◆ DO THIS: Please write out the lines of the data exactly, beginning with the first and ending with the line containing "import * as"; leave the pictures behind.

◆ SOURCE EXCERPT:
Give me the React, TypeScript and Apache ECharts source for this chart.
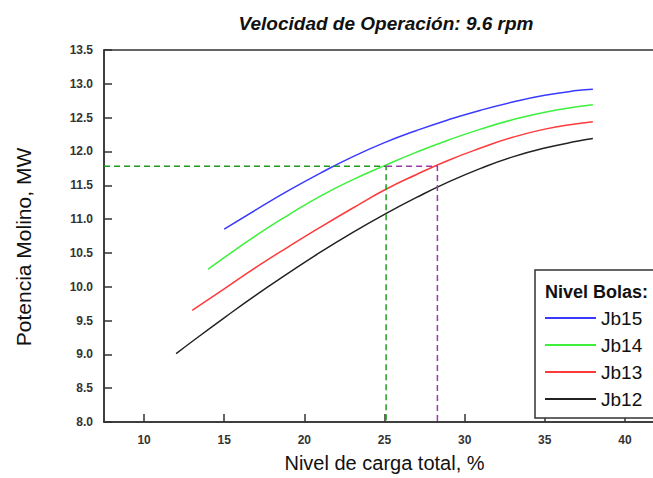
import React, { useEffect, useRef } from "react";
import * as echarts from "echarts";

const titleText = "Velocidad de Operación: 9.6 rpm";
const xName = "Nivel de carga total, %";
const yName = "Potencia Molino, MW";
const legendTitle = "Nivel Bolas:";
const xTicks = [10, 15, 20, 25, 30, 35, 40];

const seriesNames = ["Jb15", "Jb14", "Jb13", "Jb12"];
const seriesColors = ["#3a3aff", "#3cf03c", "#ff3a3a", "#222222"];

const xJb15 = [15, 17, 19, 21, 23, 25, 27, 29, 31, 33, 35, 37, 38];
const yJb15 = [10.85, 11.14, 11.42, 11.68, 11.92, 12.13, 12.31, 12.47, 12.61, 12.73, 12.83, 12.9, 12.92];
const xJb14 = [14, 15, 17, 19, 21, 23, 25, 27, 29, 31, 33, 35, 37, 38];
const yJb14 = [10.26, 10.43, 10.76, 11.06, 11.34, 11.58, 11.79, 11.99, 12.17, 12.33, 12.47, 12.58, 12.66, 12.69];
const xJb13 = [13, 15, 17, 19, 21, 23, 25, 27, 29, 31, 33, 35, 37, 38];
const yJb13 = [9.65, 9.97, 10.29, 10.59, 10.88, 11.16, 11.43, 11.66, 11.87, 12.05, 12.21, 12.33, 12.41, 12.44];
const xJb12 = [12, 13, 15, 17, 19, 21, 23, 25, 27, 29, 31, 33, 35, 37, 38];
const yJb12 = [9.01, 9.19, 9.54, 9.88, 10.2, 10.51, 10.8, 11.07, 11.32, 11.55, 11.75, 11.92, 12.05, 12.15, 12.19];

// reference guides
const refPower = 11.78;
const refLoadGreen = 25.1;
const refLoadPurple = 28.3;
const xMin = 7.5;
const xMax = 42.5;
const yMin = 8;
const yMax = 13.5;

const zip = (xs: number[], ys: number[]) => xs.map((x, i) => [x, ys[i]]);

export default function App() {
  const ref = useRef<HTMLDivElement>(null);
  useEffect(() => {
    if (!ref.current) return;
    const chart = echarts.init(ref.current, null, { renderer: "svg" });
    const font = "'Liberation Sans', Arial, sans-serif";
    const curves = [
      zip(xJb15, yJb15),
      zip(xJb14, yJb14),
      zip(xJb13, yJb13),
      zip(xJb12, yJb12),
    ];
    chart.setOption({
      animation: false,
      backgroundColor: "#ffffff",
      title: {
        text: titleText,
        left: 381,
        textAlign: "center",
        top: 9,
        textStyle: {
          fontFamily: font,
          fontSize: 19,
          fontWeight: "bold",
          fontStyle: "italic",
          color: "#111",
        },
      },
      grid: {
        left: 104,
        top: 50,
        width: 561,
        height: 372,
        outerBoundsMode: "none",
        containLabel: false,
        show: true,
        borderColor: "#333",
        borderWidth: 1.5,
        backgroundColor: "transparent",
      },
      legend: {
        data: seriesNames,
        orient: "vertical",
        left: 545,
        top: 308,
        padding: 0,
        itemWidth: 51,
        itemHeight: 2,
        itemGap: 7,
        icon: "rect",
        z: 10,
        textStyle: { fontFamily: font, fontSize: 19, color: "#111", lineHeight: 20 },
      },
      graphic: [
        {
          type: "rect",
          z: 5,
          shape: { x: 535, y: 270, width: 140, height: 148 },
          style: { fill: "#fff", stroke: "#333", lineWidth: 1.5 },
        },
        {
          type: "text",
          z: 6,
          x: 545,
          y: 292,
          style: {
            text: legendTitle,
            fontFamily: font,
            fontSize: 18,
            fontWeight: "bold",
            fill: "#111",
            textVerticalAlign: "middle",
          },
        },
      ],
      xAxis: {
        type: "value",
        min: xMin,
        max: xMax,
        name: xName,
        nameLocation: "middle",
        nameGap: 31,
        nameTextStyle: { fontFamily: font, fontSize: 20, color: "#111", lineHeight: 20 },
        axisLine: { show: true, lineStyle: { color: "#333", width: 1.5 } },
        axisTick: { show: true, inside: true, length: 8, customValues: xTicks, lineStyle: { color: "#333", width: 1.5 } },
        axisLabel: {
          customValues: xTicks,
          margin: 12,
          fontFamily: font,
          fontSize: 12,
          fontWeight: "bold",
          color: "#333",
        },
        splitLine: { show: false },
      },
      yAxis: {
        type: "value",
        min: yMin,
        max: yMax,
        interval: 0.5,
        name: yName,
        nameLocation: "middle",
        nameGap: 70,
        nameTextStyle: { fontFamily: font, fontSize: 21, color: "#111", padding: [0, 22, 0, 0] },
        axisLine: { show: true, lineStyle: { color: "#333", width: 1.5 } },
        axisTick: { show: true, inside: true, length: 8, lineStyle: { color: "#333", width: 1.5 } },
        axisLabel: {
          margin: 11,
          fontFamily: font,
          fontSize: 12,
          fontWeight: "bold",
          color: "#333",
          formatter: (v: number) => v.toFixed(1),
        },
        splitLine: { show: false },
      },
      series: [
        ...seriesNames.map((name, i) => ({
          name,
          type: "line",
          data: curves[i],
          smooth: true,
          showSymbol: false,
          symbol: "none",
          color: seriesColors[i],
          lineStyle: { color: seriesColors[i], width: 1.5 },
        })),
        {
          name: "guideGreen",
          type: "line",
          data: [
            [xMin, refPower],
            [refLoadGreen, refPower],
            [refLoadGreen, yMin],
          ],
          showSymbol: false,
          symbol: "none",
          lineStyle: { color: "#1f9a1f", width: 1.5, type: [6, 4] },
          z: 3,
        },
        {
          name: "guidePurple",
          type: "line",
          data: [
            [refLoadGreen, refPower],
            [refLoadPurple, refPower],
            [refLoadPurple, yMin],
          ],
          showSymbol: false,
          symbol: "none",
          lineStyle: { color: "#9a3aa8", width: 1.5, type: [6, 4] },
          z: 3,
        },
      ],
    });
    return () => chart.dispose();
  }, []);
  return (
    <div
      ref={ref}
      style={{ position: "fixed", left: 0, top: 0, width: 653, height: 478, background: "#fff" }}
    />
  );
}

◆ FULL OUTPUT:
Give me the React, TypeScript and Apache ECharts source for this chart.
import React, { useEffect, useRef } from "react";
import * as echarts from "echarts";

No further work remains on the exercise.